What to work on. In the listing that follows, retype every line from the first through the one containing "plt.rcParams['font.family'] = ['Lato', 'DejaVu". Pictures are to be left out.
++++++++++
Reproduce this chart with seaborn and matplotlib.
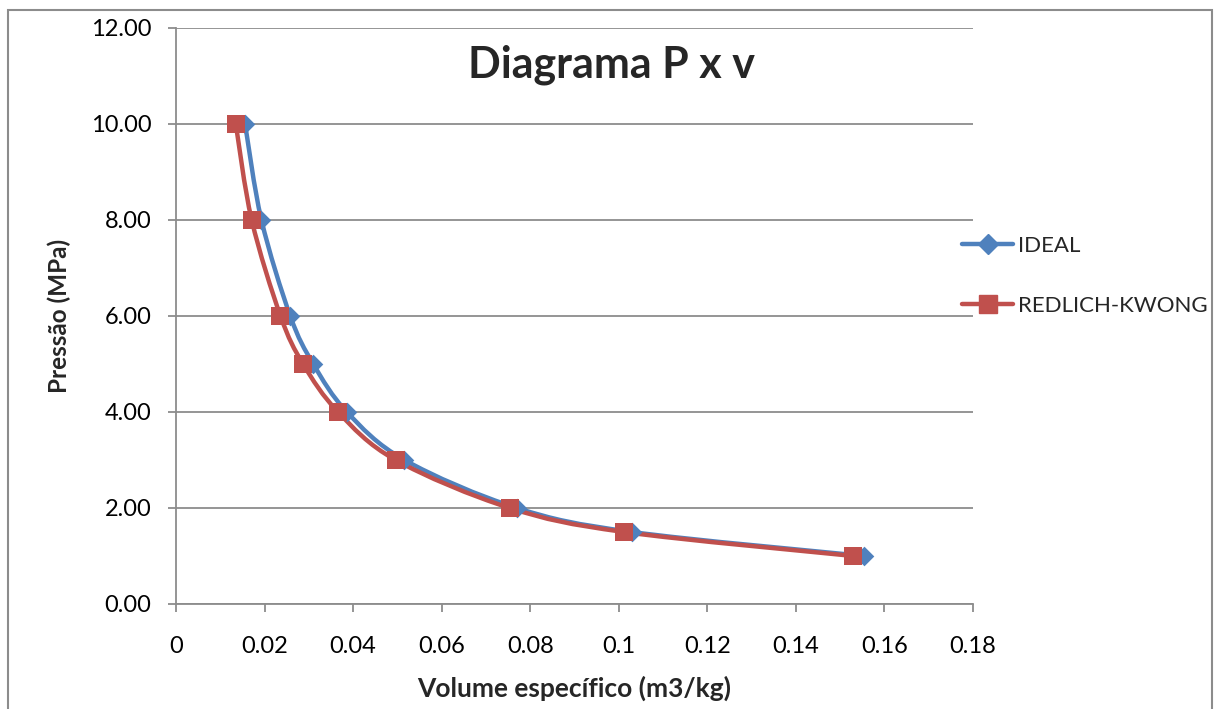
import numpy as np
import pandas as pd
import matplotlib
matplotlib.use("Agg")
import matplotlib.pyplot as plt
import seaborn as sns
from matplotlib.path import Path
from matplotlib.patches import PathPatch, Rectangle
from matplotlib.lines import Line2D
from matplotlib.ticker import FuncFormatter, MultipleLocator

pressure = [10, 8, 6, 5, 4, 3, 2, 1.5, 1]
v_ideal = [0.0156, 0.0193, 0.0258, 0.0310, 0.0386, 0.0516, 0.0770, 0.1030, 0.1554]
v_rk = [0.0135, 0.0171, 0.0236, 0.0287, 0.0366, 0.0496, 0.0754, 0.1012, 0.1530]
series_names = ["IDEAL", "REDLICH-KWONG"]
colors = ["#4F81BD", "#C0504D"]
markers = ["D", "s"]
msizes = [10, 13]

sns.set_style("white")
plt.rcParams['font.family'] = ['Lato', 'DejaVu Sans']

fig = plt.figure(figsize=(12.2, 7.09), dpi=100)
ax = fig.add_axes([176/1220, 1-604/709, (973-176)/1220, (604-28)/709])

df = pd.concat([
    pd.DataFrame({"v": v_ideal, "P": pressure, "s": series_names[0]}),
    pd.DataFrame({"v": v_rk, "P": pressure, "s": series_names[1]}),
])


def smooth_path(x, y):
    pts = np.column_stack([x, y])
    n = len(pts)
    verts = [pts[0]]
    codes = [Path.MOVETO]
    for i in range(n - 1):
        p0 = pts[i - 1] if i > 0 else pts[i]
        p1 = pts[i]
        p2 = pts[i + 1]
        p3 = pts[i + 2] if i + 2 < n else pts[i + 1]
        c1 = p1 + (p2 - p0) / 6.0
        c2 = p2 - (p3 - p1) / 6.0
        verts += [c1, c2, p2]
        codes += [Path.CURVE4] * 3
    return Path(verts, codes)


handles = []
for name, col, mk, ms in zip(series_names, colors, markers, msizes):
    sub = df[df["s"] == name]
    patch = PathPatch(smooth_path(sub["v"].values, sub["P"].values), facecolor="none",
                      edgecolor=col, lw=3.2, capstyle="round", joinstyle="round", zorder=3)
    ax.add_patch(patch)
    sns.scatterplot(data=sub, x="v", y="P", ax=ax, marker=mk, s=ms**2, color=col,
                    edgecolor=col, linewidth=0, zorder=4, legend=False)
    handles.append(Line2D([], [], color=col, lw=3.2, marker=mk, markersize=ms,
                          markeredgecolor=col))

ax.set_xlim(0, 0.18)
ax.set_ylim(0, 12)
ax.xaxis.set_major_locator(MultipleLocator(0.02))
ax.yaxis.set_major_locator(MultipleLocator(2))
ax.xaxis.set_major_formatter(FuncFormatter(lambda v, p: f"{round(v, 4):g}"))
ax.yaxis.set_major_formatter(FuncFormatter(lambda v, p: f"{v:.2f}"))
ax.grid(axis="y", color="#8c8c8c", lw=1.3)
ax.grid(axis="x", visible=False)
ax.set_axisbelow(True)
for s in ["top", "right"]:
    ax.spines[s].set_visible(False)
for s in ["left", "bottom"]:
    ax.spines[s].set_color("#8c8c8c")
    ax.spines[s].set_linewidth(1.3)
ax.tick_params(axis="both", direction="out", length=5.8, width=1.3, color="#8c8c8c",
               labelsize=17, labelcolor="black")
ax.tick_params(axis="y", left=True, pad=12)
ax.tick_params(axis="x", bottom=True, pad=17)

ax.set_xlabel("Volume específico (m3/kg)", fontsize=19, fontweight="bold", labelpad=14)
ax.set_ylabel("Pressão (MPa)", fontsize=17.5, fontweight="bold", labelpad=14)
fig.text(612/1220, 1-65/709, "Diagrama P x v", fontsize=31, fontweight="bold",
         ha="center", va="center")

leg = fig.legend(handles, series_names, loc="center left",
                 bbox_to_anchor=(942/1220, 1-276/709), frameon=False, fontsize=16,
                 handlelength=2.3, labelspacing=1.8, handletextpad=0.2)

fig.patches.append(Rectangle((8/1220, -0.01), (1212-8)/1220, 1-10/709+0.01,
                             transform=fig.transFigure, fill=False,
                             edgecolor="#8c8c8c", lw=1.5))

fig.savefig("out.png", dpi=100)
++++++++++
Answer to this task.
Reproduce this chart with seaborn and matplotlib.
import numpy as np
import pandas as pd
import matplotlib
matplotlib.use("Agg")
import matplotlib.pyplot as plt
import seaborn as sns
from matplotlib.path import Path
from matplotlib.patches import PathPatch, Rectangle
from matplotlib.lines import Line2D
from matplotlib.ticker import FuncFormatter, MultipleLocator

pressure = [10, 8, 6, 5, 4, 3, 2, 1.5, 1]
v_ideal = [0.0156, 0.0193, 0.0258, 0.0310, 0.0386, 0.0516, 0.0770, 0.1030, 0.1554]
v_rk = [0.0135, 0.0171, 0.0236, 0.0287, 0.0366, 0.0496, 0.0754, 0.1012, 0.1530]
series_names = ["IDEAL", "REDLICH-KWONG"]
colors = ["#4F81BD", "#C0504D"]
markers = ["D", "s"]
msizes = [10, 13]

sns.set_style("white")
plt.rcParams['font.family'] = ['Lato', 'DejaVu Sans']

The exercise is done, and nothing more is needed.